It may not be perfect, but if there’s one bike in our Trail Bike Of The Year test that took everyone’s riding ability to the max it was Lapierre’s beautifully balanced, phenomenally poised Zesty. Just be ready to change the tyres and spend your time waiting for other riders at the end of any technical section.
Ride & handling: Gives you a new level of ride confidence and speed
It’s a credit to the basic Zesty chassis that once we'd changed the tyres (because the rear 2.2in Continental Race King was too easily punctured) it was picked as the unanimous favourite by our more radical test riders. It's not as slack, low and downhill-styled as some of the competition, and it's got a quick-release rather than through-axle fork, but nothing delivered as much outrageous limit stretching, laugh-out-loud excitement as the Lapierre.
We did a lot of our testing up at Stainburn trail centre in North Yorkshire where the tight, bouldery descent line has as much flow and rhythm as a dad at a wedding disco. However, even riders who were getting kicked all over the place and brake grabbing on other bikes were whooping, hollering, floating the drops and pinning the berms as soon as they switched to the ultra-balanced and composed Zesty.

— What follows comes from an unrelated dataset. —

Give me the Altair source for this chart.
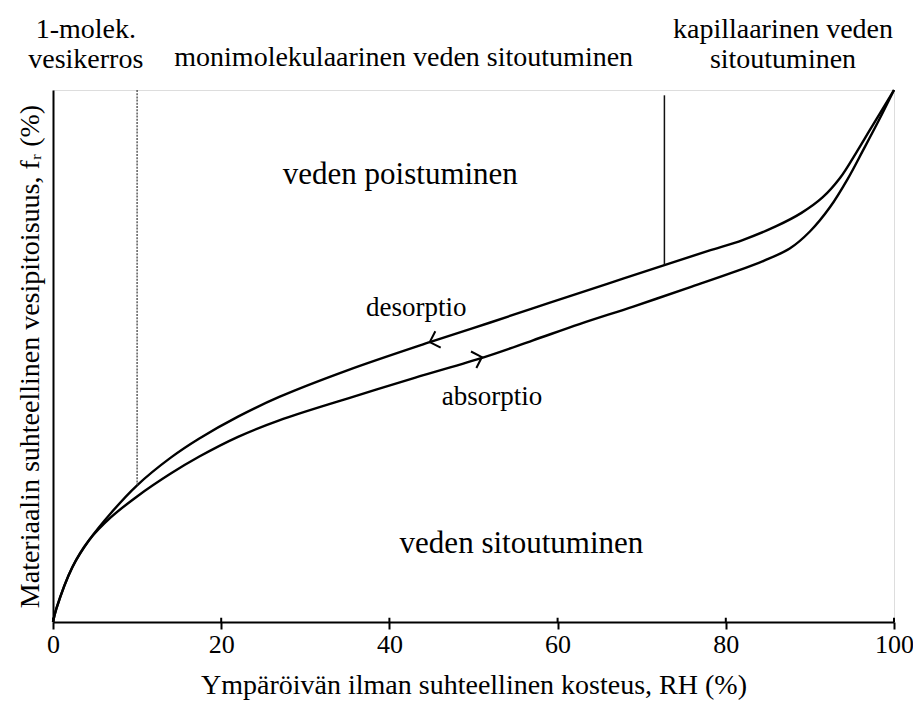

There’s noticeable tip twist from the fork and the 68-degree head angle is more twitchy than some obvious competitors, but overall precision and consistency is still excellent, letting you take the bike right to the limit without experiencing any worry. Regardless of the fork, the front end manages to tackle the roughest lines and highest-G berms with an insatiable appetite and still responds to flick-knife traction slips or tight singletrack switchbacks.
The way the OST suspension stays smooth through clatter and chatter, yet seems to drive forward out of big hits or drops is genuinely inspirational, pushing you on harder and faster with every run down the hill, however hectic it gets. Once you've dialled in the sag via the neat frame mounted pointer, the suspension never requires another moment's thought. The Zesty was an obvious choice to take to an Innerleithen enduro downhill race as part of testing.
The Lapierre climbs with total poise and pedal stability, and weight is on a par with a lot of less capable, shorter-travel bikes that don’t pedal as well, meaning it's more than happy blitzing the descents and spinning easily uphill all day long. This is a bike that will keep up happily on the climbs, crucify most bikes on tight and technical singletrack and blow a lot of bigger bikes out of sight on descents, making it our clear trail bike choice for more radically minded riders.
Frame: Tapered head tube and tubeset upgrades for 2011
While the basic layout is unchanged, Lapierre have done a fair amount of work on the Zesty for 2011. The biggest change on this year’s frame is the deep-flanged tapered head tube and matching fork that back onto a big, angular, gently tapering top and down tube. The top tube also forks at the far end to support the extended seat tube.
The skinny-looking seat tube curves down towards the oversized keystone block for the press-fit, ISCG-tabbed bottom bracket. Burly, slightly asymmetric chainstays head backwards down to very low set pivots ahead of triangular multi-piece dropouts. In contrast to conventional thinking, the seatstays are even bigger than the chainstays, with the deepest, strongest section at the dropout end before they taper back towards the mainframe.
The X-brace swing link is set into the underside of the top tube, driving the down tube-anchored Fox Float R shock in a falling rate setup. Lapierre's confidence in their OST suspension design shows in the fact that the standard sleeve shock only gets a rebound adjust knob rather than the usual ProPedal bob stopping damping setup.
Red anodised detailing includes the seat collar, replaceable mech hanger, bearing cap grip collars and a removable sag pointer on the seat tube for accurate suspension setup. There’s a carbon fibre shroud over the rear mech which is more than cosmetic – we've never snapped one off despite several potentially gear mangling crashes or trailside rock swipes – and the bolted clip cable routing down the down tube side is really neat too.
Equipment: Rear tyre needs swapping & through-axle would combat front-end twist
Unfortunately, while the tapered head tube stiffens up the fork you don’t get a 15mm screw-thru axle to complete the combination. The twisty front end and far too easily punctured semi-slick rear tyre aren’t a good fit for the aggression levels of the bike. Bars wider than 680mm would be good too, although the 75mm stem length is spot-on for highly technical cut and carve speed work.
Otherwise the white Formula RX brakes boost confidence, the Shimano SLX triple chainset gives a full gear range, Fulcrum bladed spoke wheels are okay, as is the Fizik Gobi XM saddle. If you can afford the Zesty 514 for £2,799 though that gets a carbon fibre rear end plus QR15 axle fork and Shimano XT wheels. Real hardcore riders should check out the Spicy 316, which gets a longer shock for 160mm travel plus a screw-through 142x12mm rear axle and Fox 36 fork for £2,499.